Interpretation Work Flow and Results
Full geophysical evaluations were conducted on the legacy and broadband data sets across the study area. Two static geological models (geomodels) were constructed with input from both of these evaluations. In terms of the contribution to the geomodel, the evaluation work flow is twofold: structural interpretation and stratigraphic assessment. The former methodology consists of well ties, mapping, and depth conversion, resulting in the depth surfaces that make up the model framework. The latter method involves investigating the rock properties from available well data, which provides a link between the rocks and seismic-derived attributes. When there is high confidence that a specific attribute corresponds to the presence of sand, for example, then that attribute is used to condition the distribution of sand in the geomodel qualitatively.

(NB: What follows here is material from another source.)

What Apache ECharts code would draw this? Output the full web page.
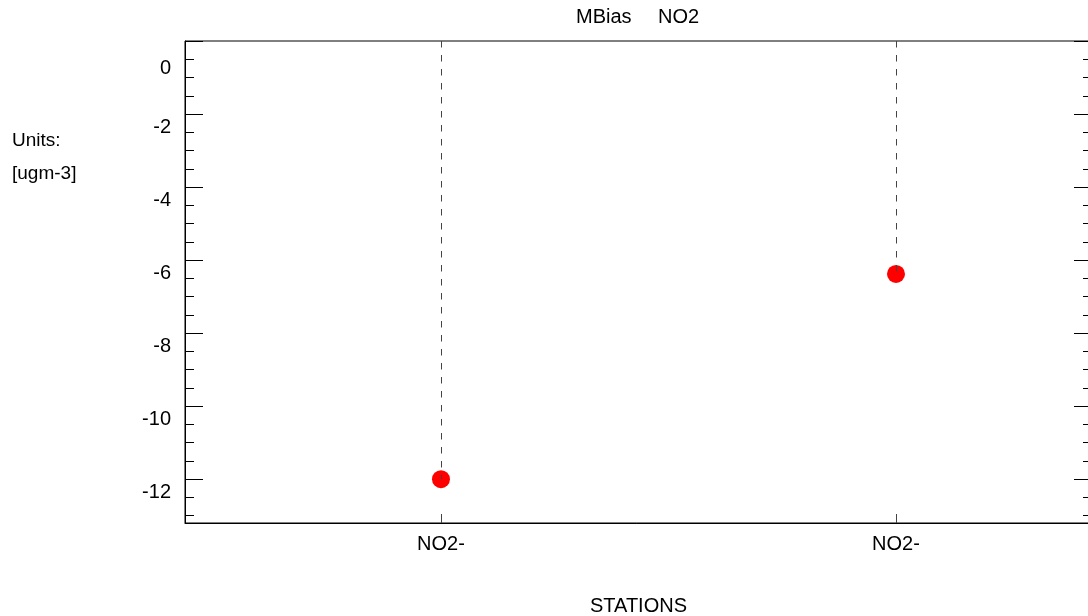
<!DOCTYPE html>
<html>
<head>
<meta charset="utf-8">
<script src="https://cdn.jsdelivr.net/npm/echarts@6/dist/echarts.min.js"></script>
<style>
  html, body { margin: 0; padding: 0; background: #fff; }
  #chart { width: 1088px; height: 616px; }
</style>
</head>
<body>
<div id="chart"></div>
<script>
// Mean bias of NO2 per station
const stations = ['NO2-', 'NO2-'];
const stationPos = [1, 2];
const mbias = [-12.0, -6.38];

const yMajor = [0, -2, -4, -6, -8, -10, -12];
const yMinor = [];
for (let v = 0; v >= -13; v -= 0.5) yMinor.push(v);

const FONT = "'Liberation Sans', Arial, sans-serif";
const Y_MIN = -13.2, Y_MAX = 0;

function yAxisDef(position, ticks, len, withLabels) {
  return {
    type: 'value', position: position, min: Y_MIN, max: Y_MAX,
    axisLine: { show: withLabels, onZero: false, lineStyle: { color: '#000', width: 1 } },
    axisTick: { show: true, inside: true, length: len, customValues: ticks,
                lineStyle: { color: '#000', width: 1 } },
    axisLabel: withLabels ? {
      show: true, customValues: yMajor, margin: 14, color: '#000',
      fontFamily: FONT, fontSize: 20,
      formatter: v => v === 0 ? '{z|0}' : '{n|' + v + '}',
      rich: {
        n: { padding: [26, 0, 0, 0], fontFamily: FONT, fontSize: 20, color: '#000' },
        z: { padding: [55, 0, 0, 0], fontFamily: FONT, fontSize: 20, color: '#000' }
      }
    } : { show: false },
    splitLine: { show: false }
  };
}

const chart = echarts.init(document.getElementById('chart'), null, { renderer: 'canvas' });

const textStyle = size => ({ fontFamily: FONT, fontSize: size, fontWeight: 'normal', color: '#000' });

chart.setOption({
  animation: false,
  backgroundColor: '#fff',
  title: [
    { text: 'MBias', left: 571, top: 2, textStyle: textStyle(20) },
    { text: 'NO2', left: 653, top: 2, textStyle: textStyle(20) },
    { text: 'Units:', left: 7, top: 126, textStyle: textStyle(19) },
    { text: '[ugm-3]', left: 7, top: 159, textStyle: textStyle(19) }
  ],
  grid: {
    left: 185, top: 41, width: 907, height: 482,
    outerBoundsMode: 'none', containLabel: false,
    show: true, borderColor: '#000', borderWidth: 1, backgroundColor: 'transparent'
  },
  xAxis: {
    type: 'value', min: 0.4374, max: 2.4308,
    name: 'STATIONS', nameLocation: 'middle', nameGap: 73,
    nameTextStyle: { fontFamily: FONT, fontSize: 20, color: '#000' },
    axisLine: { show: true, onZero: false, lineStyle: { color: '#000' } },
    axisTick: { show: true, inside: true, length: 9, customValues: stationPos,
                lineStyle: { color: '#444' } },
    axisLabel: { show: true, customValues: stationPos, margin: 11, color: '#000',
                 fontFamily: FONT, fontSize: 20,
                 formatter: v => stations[stationPos.indexOf(v)] || '' },
    splitLine: { show: false }
  },
  yAxis: [
    yAxisDef('left', yMajor, 18, true),
    yAxisDef('left', yMinor, 9, false),
    yAxisDef('right', yMajor, 18, false),
    yAxisDef('right', yMinor, 9, false)
  ],
  series: [{
    type: 'scatter',
    symbol: 'circle', symbolSize: 18,
    itemStyle: { color: '#ff0000', opacity: 1 },
    data: stationPos.map((x, i) => [x, mbias[i]]),
    markLine: {
      silent: true, symbol: 'none', z: 5,
      label: { show: false },
      lineStyle: { color: '#444', width: 1, type: [6.5, 7.5] },
      data: stationPos.map((x, i) => [{ coord: [x, Y_MAX] }, { coord: [x, mbias[i]] }])
    }
  }]
});
</script>
</body>
</html>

Seven common seismic surfaces were mapped in two-way time and subsequently transformed to depth by use of the respective anisotropic PSDM velocity calibrated to sonic and checkshot velocities measured in the wells. These surfaces cover a two-way time window of approximately 1.5 seconds and bound the structural framework for the geomodel. In general, the broadband interpretation is more continuous and there is less manual interpretation required for the broadband surfaces, although manual interpretation is still required in highernoise areas beneath shallow gas bodies or under fault shadows.
Comparison of Legacy and Broadband Data
Considering the target reservoir previously used for 1D modeling(Fig. 1),the far stack amplitude map for this particular interval is indicative of gas reservoir and is used by the geomodeler to condition facies distribution. Similar stratigraphic features are observed on the legacy- and broadband-data-set attribute maps. There is an east/west-trending channel geometry that contains amplitude anomalies against a set of faults to the east. High-frequency noise contamination is evident on the legacy map, while the broadband map appears much smoother. Outside of the main channel axis, amplitude anomalies associated with coal are observed. However, on the broadband map, there also appear to be additional channels to the north, representing upside resources, which are not seen on the legacy map. A likely explanation for this is that the broadband signal is able to analyze reservoirs and distinguish them from coal and organic shale when the two facies are in close proximity.
Seismic data contain signals and some amount of coherent and random noise. Signal/noise analysis at our study area indicates that the broadband data are cleaner overall and have a higher signal/noise ratio relative to conventional streamer seismic. A high signal/ noise ratio enables the potential for high- frequency spectral shaping to try to enhance thin-bed resolution, especially if the noise floor is low on the high end.
Broadband seismic acquisition is an improvement over conventional streamer acquisition in terms of imaging complex, fluvial/tidal geologic layers. Before acquiring broadband data, it is crucial to understand what the specific problems are for imaging. In this case, the main causes for seismic-imaging problems stemmed from shallow gas bodies, fault shadows, coal seams, and the natural absorption of energy with depth. Synthetic forward modeling is an excellent tool for feasibility studies. In terms of frequency content, the actual broadband data contain more lower and higher frequencies than conventional data and have a higher signal/noise ratio. These factors have resulted in better resolution and detection of thin reservoirs in complex impedance environments, which, in turn, have bolstered confidence in the reservoir model used for field development.